Der Sonderbericht des Weltklimarat IPCC empfiehlt ­Begrenzung der globalen Erwärmung auf 1,5 Grad. Wie stehen die Chancen?

Aktuell sind wir bereits bei etwa einem Grad Erderwärmung angekommen. Diese Angaben meinen immer die global gemittelte Erdoberflächentemperatur und beziehen sich auf ein vorindustrielles Niveau, also ungefähr auf die Zeit um 1850. Wenn man bedenkt, dass wir die Weltwirtschaft innerhalb der nächsten Jahrzehnte komplett umbauen müssten, um das 1,5-Grad-Ziel noch zu erreichen, scheint das fast unerreichbar zu sein. Und der Trend weist gegenwärtig leider in die andere Richtung. Seit Beginn der 1990er Jahre ist der weltweite CO2-Ausstoß um über 60 Prozent gestiegen. 2018 hat der Ausstoß nach vorläufigen Berechnungen der Internationalen Energieagentur erneut einen Höchststand erreicht. Dabei muss man beachten, dass CO2 eine Verweildauer von ungefähr 100 Jahren in der Atmosphäre hat.
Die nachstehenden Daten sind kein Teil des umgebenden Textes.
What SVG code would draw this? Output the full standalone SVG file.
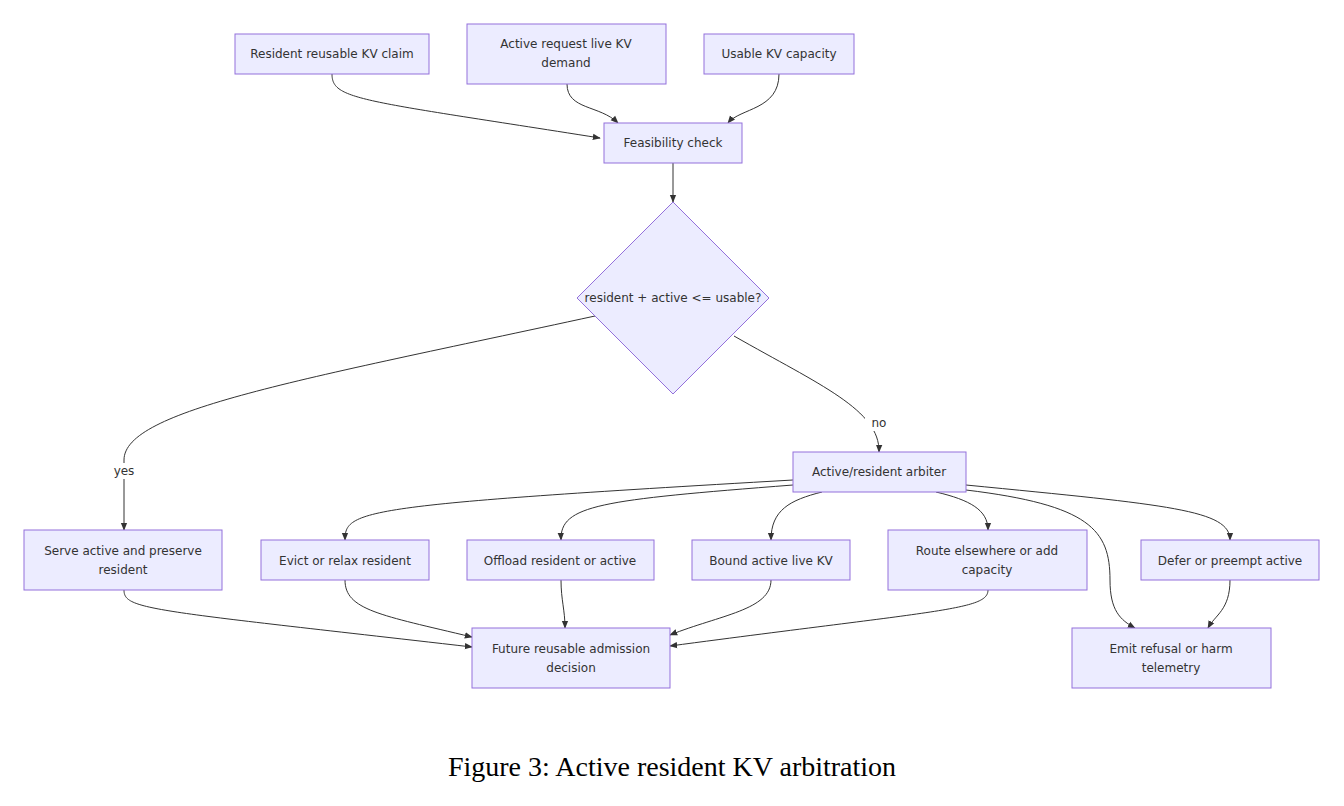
<svg xmlns="http://www.w3.org/2000/svg" width="1344" height="806" viewBox="0 0 1344 806">
<style>
.n rect,.n polygon{fill:#ECECFF;stroke:#9370DB;stroke-width:1}
.n text,.lbl{font-family:"DejaVu Sans",sans-serif;font-size:12px;fill:#333;text-anchor:middle}
.e path{fill:none;stroke:#333;stroke-width:1;marker-end:url(#a)}
</style>
<defs><marker id="a" viewBox="0 0 10 10" refX="9" refY="5" markerWidth="8" markerHeight="8" orient="auto"><path d="M0,1L10,5L0,9z" fill="#333"/></marker></defs>
<rect width="1344" height="806" fill="#fff"/>
<g class="e">
<path d="M332,74C332,100 360,100 600,138"/>
<path d="M567,84C567,110 600,105 618,123"/>
<path d="M779,74C779,110 740,108 728,123"/>
<path d="M673,163V202"/>
<path d="M595,316C300,380 124,410 124,460V530"/>
<path d="M734,336C820,385 880,410 879,452"/>
<path d="M793,480C360,505 345,510 345,540"/>
<path d="M793,485C600,500 560,505 561,540"/>
<path d="M822,492C790,500 771,510 771,540"/>
<path d="M936,492C970,500 988,510 988,530"/>
<path d="M966,485C1170,505 1230,510 1230,540"/>
<path d="M966,490C1090,505 1110,530 1110,580C1110,610 1120,620 1135,628"/>
<path d="M124,590C124,610 150,610 472,647"/>
<path d="M345,580C345,610 380,615 472,637"/>
<path d="M561,580C561,600 565,610 565,628"/>
<path d="M771,580C771,610 720,615 670,635"/>
<path d="M988,590C988,610 940,610 670,646"/>
<path d="M1230,580C1230,610 1215,615 1208,628"/>
</g>
<rect x="865" y="415" width="28" height="16" fill="#fff"/><text class="lbl" x="879" y="427">no</text>
<rect x="110" y="463" width="28" height="16" fill="#fff"/><text class="lbl" x="124" y="475">yes</text>
<g class="n" id="n1"><rect x="235" y="34" width="194" height="40"/><text x="332" y="58">Resident reusable KV claim</text></g>
<g class="n" id="n2"><rect x="467" y="24" width="199" height="60"/><text x="566" y="48">Active request live KV</text><text x="566" y="67">demand</text></g>
<g class="n" id="n3"><rect x="704" y="34" width="150" height="40"/><text x="779" y="58">Usable KV capacity</text></g>
<g class="n" id="n4"><rect x="604" y="123" width="138" height="40"/><text x="673" y="147">Feasibility check</text></g>
<g class="n" id="n5"><polygon points="673,202 769,298 673,394 577,298"/><text x="673" y="302">resident + active &lt;= usable?</text></g>
<g class="n" id="n6"><rect x="793" y="452" width="173" height="40"/><text x="879" y="476">Active/resident arbiter</text></g>
<g class="n" id="n7"><rect x="24" y="530" width="198" height="60"/><text x="123" y="555">Serve active and preserve</text><text x="123" y="574">resident</text></g>
<g class="n" id="n8"><rect x="261" y="540" width="168" height="40"/><text x="345" y="565">Evict or relax resident</text></g>
<g class="n" id="n9"><rect x="467" y="540" width="187" height="40"/><text x="560" y="565">Offload resident or active</text></g>
<g class="n" id="n10"><rect x="692" y="540" width="158" height="40"/><text x="771" y="565">Bound active live KV</text></g>
<g class="n" id="n11"><rect x="888" y="530" width="199" height="60"/><text x="987" y="555">Route elsewhere or add</text><text x="987" y="574">capacity</text></g>
<g class="n" id="n12"><rect x="1141" y="540" width="178" height="40"/><text x="1230" y="565">Defer or preempt active</text></g>
<g class="n" id="n13"><rect x="472" y="628" width="198" height="60"/><text x="571" y="653">Future reusable admission</text><text x="571" y="672">decision</text></g>
<g class="n" id="n14"><rect x="1072" y="628" width="199" height="60"/><text x="1171" y="653">Emit refusal or harm</text><text x="1171" y="672">telemetry</text></g>
<text x="672" y="776" style="font-family:'Liberation Serif',serif;font-size:28px;fill:#000;text-anchor:middle">Figure 3: Active resident KV arbitration</text>
</svg>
Alleine die USA haben ein Viertel des CO2 in die Luft geblasen, das wir heute dort messen, die alten Industrienationen Europas ein weiteres Viertel. Auf die lange Zeit gerechnet ist der Anteil der neuen Industrienationen wie China oder Indien noch gering. Und auch heute emittiert jeder Deutsche im Durchschnitt zehn Tonnen CO2 pro Jahr, ein US-Amerikaner 17 Tonnen, ein Inder im Durchschnitt nur zwei Tonnen. Wir tragen also eine große Verantwortung für diese Entwicklung.